1.4 Concluding Remarks

The techniques presented in the book, introduced in accessible and standardized way, constitute a true handbook of distributed model predictive control. In this sense, we believe that this book will become a valuable aid for those readers that are beginning their research careers (e.g.: master and PhD students). Likewise, researchers in the field will find in this book a valuable survey of the state-of-the-art methods carefully explained by their original contributors. But the contribution of the book goes far beyond theory. The current compilation of hierarchical, decentralized and specially distributed model predictive control schemes provides a potential solution to almost any imaginable application. Vehicle formation, irrigation canals, chemical processes, energy networks, among many others, are used as benchmarks in the book. For this reason, practitioners will also find the tools and recipes they need to face their practical challenges.

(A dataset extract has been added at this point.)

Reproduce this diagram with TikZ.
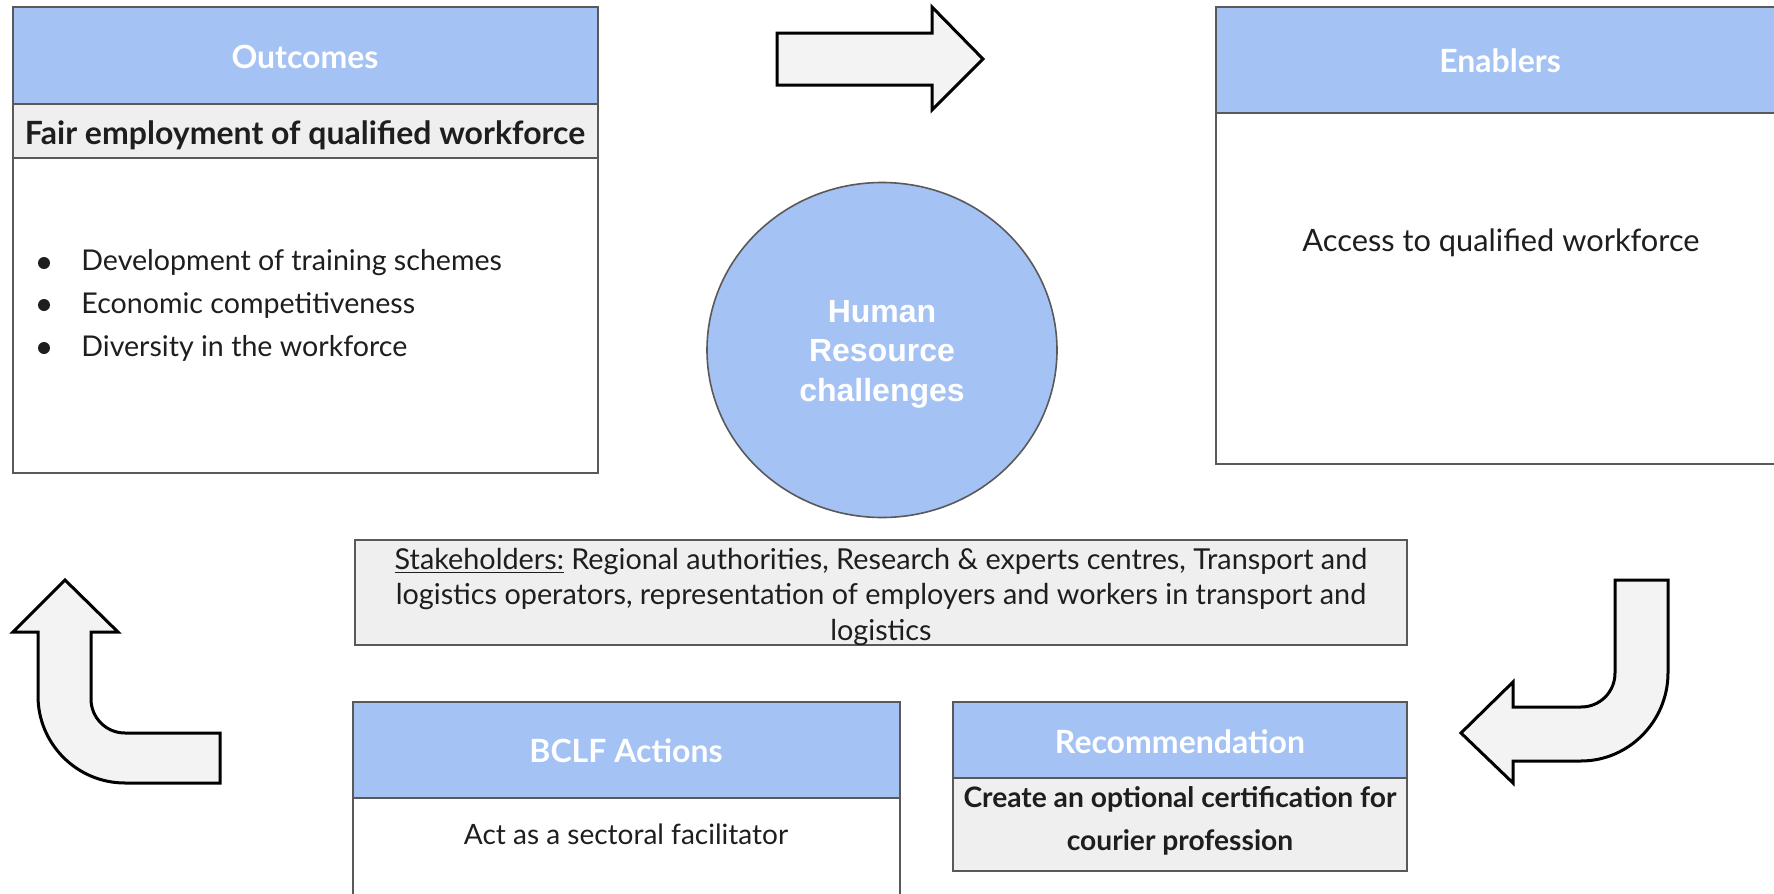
\documentclass[tikz,border=0pt]{standalone}
\usepackage{fontspec}
\usetikzlibrary{shapes.geometric}
\setmainfont{Lato}
\newfontfamily\circfont{Liberation Sans}
\definecolor{hdr}{HTML}{A4C2F4}
\definecolor{gry}{HTML}{EFEFEF}
\definecolor{afill}{HTML}{F3F3F3}
\definecolor{edge}{HTML}{595959}
\definecolor{txt}{HTML}{1E1E1E}
\tikzset{
  hdrfill/.style={fill=hdr, draw=edge, line width=0.8pt},
  grayfill/.style={fill=gry, draw=edge, line width=0.8pt},
  bodyfill/.style={fill=white, draw=edge, line width=0.8pt},
  blockarrow/.style={fill=afill, draw=black, line width=1.5pt, line join=miter},
  titletext/.style={text=white, font=\fontsize{16}{19}\selectfont\bfseries, inner sep=0pt},
  bodytext/.style={text=txt, font=\fontsize{14.3}{18}\selectfont, inner sep=0pt},
  boldtext/.style={text=txt, font=\fontsize{16}{19}\selectfont\bfseries, inner sep=0pt},
}
\begin{document}
\begin{tikzpicture}[x=0.5pt,y=-0.5pt]
\useasboundingbox (0,0) rectangle (1774,894);
\fill[white] (0,0) rectangle (1774,894);

% ---------- Outcomes ----------
\draw[bodyfill] (13,158) rectangle (598,473);
\draw[grayfill] (13,104) rectangle (598,158);
\draw[hdrfill] (13,7) rectangle (598,104);
\node[titletext] (outT) at (305,57) {Outcomes};
\node[boldtext] (outS) at (305,135) {Fair employment of qualified workforce};
\foreach \yy/\tt/\nm in {263/Development of training schemes/b1, 305/Economic competitiveness/b2, 348/Diversity in the workforce/b3}{
  \fill[txt] (44,\yy) circle (6);
  \node[bodytext, anchor=west] (\nm) at (81,\yy) {\tt};
}

% ---------- Enablers ----------
\draw[bodyfill] (1216,113) rectangle (1786,464);
\draw[hdrfill] (1216,7) rectangle (1786,113);
\node[titletext] (enT) at (1500,61) {Enablers};
\node[bodytext, font=\fontsize{15.4}{18}\selectfont] (enB) at (1501,243) {Access to qualified workforce};

% ---------- Circle ----------
\node[ellipse, minimum width=175pt, minimum height=167.5pt, fill=hdr, draw=edge, line width=0.8pt,
      inner sep=0pt] (hr) at (882,350) {};
\node[text=white, font=\circfont\fontsize{16}{19.75}\selectfont\bfseries, align=center, inner sep=0pt]
      (hrT) at (hr.center) [yshift=-2pt] {Human\\Resource\\challenges};

% ---------- Stakeholders ----------
\draw[grayfill] (355,540) rectangle (1407,645);
\node[bodytext, align=center, font=\fontsize{14.4}{17.6}\selectfont] (stk) at (881,597)
  {\underline{Stakeholders:} Regional authorities, Research \& experts centres, Transport and\\
   logistics operators, representation of employers and workers in transport and\\
   logistics};

% ---------- BCLF Actions ----------
\draw[bodyfill] (353,798) rectangle (900,900);
\draw[hdrfill] (353,702) rectangle (900,798);
\node[titletext] (bclfT) at (626,751) {BCLF Actions};
\node[bodytext, font=\fontsize{14}{18}\selectfont] (bclfB) at (626,834) {Act as a sectoral facilitator};

% ---------- Recommendation ----------
\draw[grayfill] (953,778) rectangle (1407,871);
\draw[hdrfill] (953,702) rectangle (1407,778);
\node[titletext] (recT) at (1180,742) {Recommendation};
\node[boldtext, align=center, font=\fontsize{14.1}{21.5}\selectfont\bfseries] (recB) at (1180,821)
  {Create an optional certification for\\courier profession};

% ---------- Block arrows ----------
\draw[blockarrow] (777,33) -- (932,33) -- (932,7) -- (983,59) -- (932,110) -- (932,85) -- (777,85) -- cycle;

\draw[blockarrow] (13,632) -- (65,580) -- (118,632) -- (91,632) -- (91,699)
  .. controls (91,717.8) and (106.2,733) .. (125,733) -- (220,733) -- (220,783) -- (125,783)
  .. controls (77,783) and (38,744) .. (38,696) -- (38,632) -- cycle;

\draw[blockarrow] (1615,580) -- (1668,580) -- (1668,673)
  .. controls (1668,721) and (1629,761) .. (1581,761) -- (1513,761) -- (1513,783) -- (1461,733)
  -- (1513,682) -- (1513,707) -- (1581,707)
  .. controls (1600,707) and (1615,692) .. (1615,673) -- cycle;
\end{tikzpicture}
\end{document}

As editors of this compilation of schemes, we do not expect this first edition of the book to be the last one. Despite that the field of distributed MPC has registered a strong research activity during the last decade, there are still new schemes being proposed every now and then. On top of that, it is also easy to find enhancements of previous schemes that guarantee new theoretical properties. Nevertheless, we can say the basis of this young research field is already settled.

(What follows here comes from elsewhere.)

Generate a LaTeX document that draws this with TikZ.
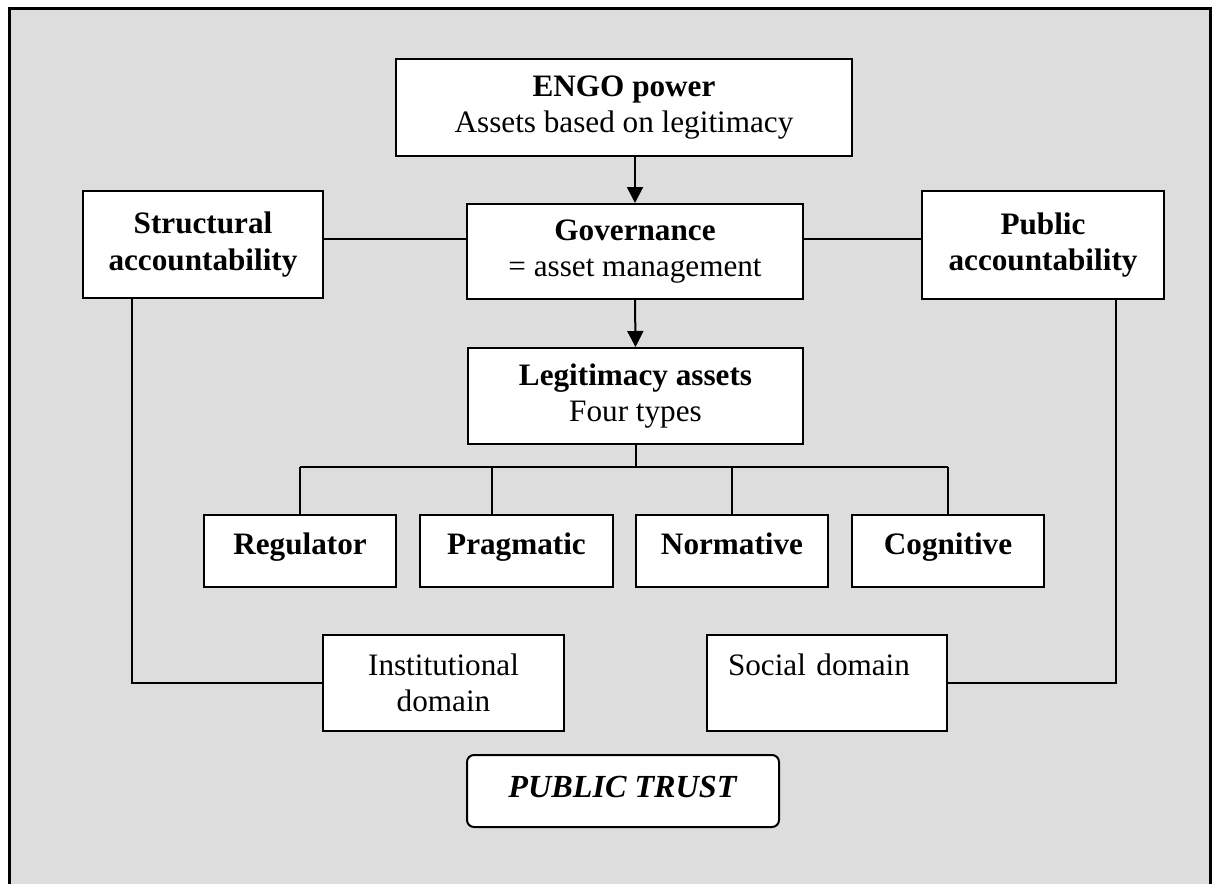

What will the future bring? We envision several potential research lines. We expect a refinement of the most popular schemes aiming to a commercial implementation. So far, most distributed control schemes have only been tested via simulations or with lab benchmarks. A real implementation will demand to discard some of the simplifications made during the research, e.g: common distributed computing fallacies as assuming that the network is reliable. We also expect a proliferation of dynamic distributed control schemes, able to adapt the degree of coordination to the circumstances. For example, one may think of a traffic network. When the system is close to congestion, a high degree of coordination and communication is necessary between the agents. On the contrary, if the roads are almost empty (e.g., at night), such coordination is not needed and agents can work in a decentralized fashion. Furthermore, the development of the field will also be linked to the evolution of paradigms that may become strong research topics such as the domain of systems of systems.